Erik Aronesty [ARCHIVE] on Nostr: π Original date posted:2022-07-14 π Original message:it's in line with the ...
π
Original date posted:2022-07-14
π Original message:it's in line with the values of
- immutable supply
- enforced by the game theory of hard money
and no, it's not only "rich holders"... i mine, and lots of people i know do
it's certainly more decentralized than the alternatives
On Thu, Jul 14, 2022 at 7:43 AM Gino Pinuto <gino.pinuto at gmail.com> wrote:
> This is not an argument in line with bitcoin values, on that scenario only
> rich people will be able to mine and participate to the consensus process.

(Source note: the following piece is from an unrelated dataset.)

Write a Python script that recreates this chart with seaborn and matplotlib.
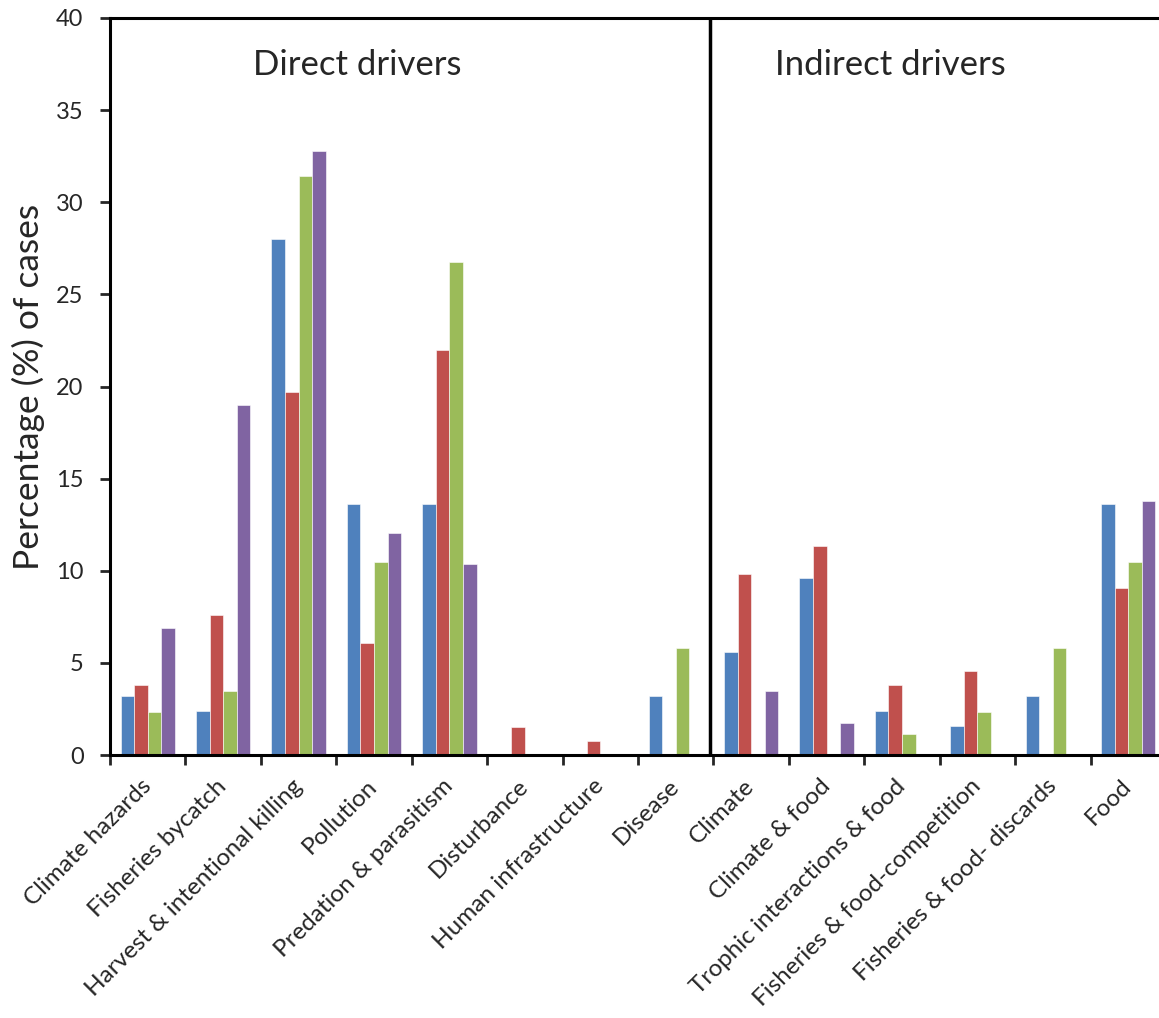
import numpy as np
import pandas as pd
import matplotlib.pyplot as plt
import seaborn as sns

categorias = ['Climate hazards', 'Fisheries bycatch', 'Harvest & intentional killing',
              'Pollution', 'Predation & parasitism', 'Disturbance', 'Human infrastructure',
              'Disease', 'Climate', 'Climate & food', 'Trophic interactions & food',
              'Fisheries & food-competition', 'Fisheries & food- discards', 'Food']
series = ['Serie 1', 'Serie 2', 'Serie 3', 'Serie 4']

serie1 = [3.2, 2.4, 28.0, 13.6, 13.6, 0, 0, 3.2, 5.6, 9.6, 2.4, 1.6, 3.2, 13.6]
serie2 = [3.79, 7.58, 19.7, 6.06, 21.97, 1.52, 0.76, 0, 9.85, 11.36, 3.79, 4.55, 0, 9.09]
serie3 = [2.33, 3.49, 31.4, 10.47, 26.74, 0, 0, 5.81, 0, 0, 1.16, 2.33, 5.81, 10.47]
serie4 = [6.9, 18.97, 32.76, 12.07, 10.34, 0, 0, 0, 3.45, 1.72, 0, 0, 0, 13.79]

colores = ['#4F81BD', '#C0504D', '#9BBB59', '#8064A2']

datos = pd.DataFrame({
    'driver': categorias * 4,
    'serie': np.repeat(series, len(categorias)),
    'pct': serie1 + serie2 + serie3 + serie4,
})

sns.set_style('white')
plt.rcParams['font.family'] = ['Lato', 'DejaVu Sans']

fig = plt.figure(figsize=(11.59, 10.18), dpi=100)
# el eje se sale un poco por la derecha, como en la imagen original
ax = fig.add_axes([110 / 1159, 1 - 755 / 1018, 1056 / 1159, 737 / 1018])

sns.barplot(data=datos, x='driver', y='pct', hue='serie', order=categorias,
            hue_order=series, palette=colores, width=0.72, saturation=1,
            edgecolor='white', linewidth=0.4, legend=False, ax=ax)

ax.set_ylim(0, 40)
ax.set_xlim(-0.5, 13.5)
ax.set_yticks(range(0, 41, 5))
ax.tick_params(axis='y', which='major', length=7, width=2, direction='out',
               labelsize=17, left=True, pad=12)

ax.set_xticks(range(len(categorias)))
ax.set_xticklabels(categorias, rotation=45, ha='right', va='center',
                   rotation_mode='anchor', fontsize=17.5)
ax.tick_params(axis='x', which='major', length=0, pad=20)
ax.set_xticks(np.arange(-0.5, 14, 1), minor=True)
ax.tick_params(axis='x', which='minor', length=7, width=2, direction='out', bottom=True)

for lado in ['left', 'bottom', 'top']:
    ax.spines[lado].set_linewidth(2.2)
    ax.spines[lado].set_color('black')
ax.spines['right'].set_visible(False)

# linea divisoria entre drivers directos e indirectos
ax.axvline(7.45, color='black', linewidth=2.5)

ax.text(2.78, 37.45, 'Direct drivers', ha='center', va='center', fontsize=25)
ax.text(9.84, 37.45, 'Indirect drivers', ha='center', va='center', fontsize=25)

ax.set_xlabel('')
ax.set_ylabel('Percentage (%) of cases', fontsize=25.5)
ax.yaxis.set_label_coords(-0.0616, 0.5)

plt.savefig('out.png', dpi=100)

> Like George Soros today, he use its financial reserves to monopolize ONG
> in order to manipulate nation states. I would not define this a "tax",
> moreover a cost to maintain control over the network.
>
> Those rich holders could crate a cartel and without market dynamics all
> game theory stop to work and the bitcoin network value drop.
>
> We should think about how to maximise the network value instead of trying
> to preserve it with corruptible practices outside of market dynamics
> principles.
>
> On Thu, 14 Jul 2022, 12:53 Erik Aronesty via bitcoin-dev, <
> bitcoin-dev at lists.linuxfoundation.org> wrote:
>
>> Fees and miner rewards are not needed at all for security at all since
>> long term holders can simply invest in mining to secure the value of their
>> stake.
>>
>> Isn't it enough that the protocol has a mechanism to secure value?
>>
>> Sure fees *might* be enough.
>>
>> But in the event that they are not, large holders can burn a bit to make
>> sure the hashrate stays high.
>>
>> I know, I know it's a tax on the rich and it's not fair because smaller
>> holders are less likely to do it, but it's a miniscule tax even in the
>> worst case
>>
>>
>>
>>
>>
>>
>>
>>
>>
>> On Thu, Jul 14, 2022, 5:35 AM vjudeu via bitcoin-dev <
>> bitcoin-dev at lists.linuxfoundation.org> wrote:
>>
>>> > This specific approach would obviously not work as most of those
>>> outputs would be dust and the miner would need to waste an absurd amount of
>>> block space just to grab them, but maybe there's a smarter way to do it.
>>>
>>> There is a smarter way. Just send 0.01 BTC per block to the timelocked
>>> outputs. Now, we have 6.25 BTC, so it means less than 0.2%. But that
>>> percentage will grow over time, as basic block reward will shrink, and we
>>> will have mandatory 0.01 BTC endlessly moved, until it will wrap. And guess
>>> what: if it will be 0.01 BTC per block, wrapped every 210,000 blocks, it
>>> simply means you can lock 2,100 BTC in an endless circulation loop, and
>>> avoid this "tail supply attack".
>>>
>>> So, fortunately, even if "tail supply attackers" will win, we will still
>>> have a chance to counter-attack by burning those coins, or (even better) by
>>> locking them in an endless circulation loop, just to satisfy their
>>> malicious soft-fork, whatever amount it will require. Because even if it
>>> will be mandatory to timelock 0.01 BTC to the current block number plus
>>> 210,000, then it is still perfectly valid to move that amount endlessly,
>>> without taking it, just to resist this "tail supply attack".
>>>
>>>
>>> On 2022-07-13 20:01:39 user Manuel Costa via bitcoin-dev <
>>> bitcoin-dev at lists.linuxfoundation.org> wrote:
>>> > What about burning all fees and keep a block reward that will smooth
>>> out while keeping the ~21M coins limit ?
>>>
>>> This would be a hard fork afaict as it would go against the rules of the
>>> coinbase transaction following the usual halving schedule.
>>>
>>> However, if instead we added a rule that fees have to be sent to an
>>> anyone can spend output with a timelock we might be able to achieve a
>>> similar thing.
>>>
>>> Highly inefficient example:
>>>
>>> - Split blocks into 144 (about a day)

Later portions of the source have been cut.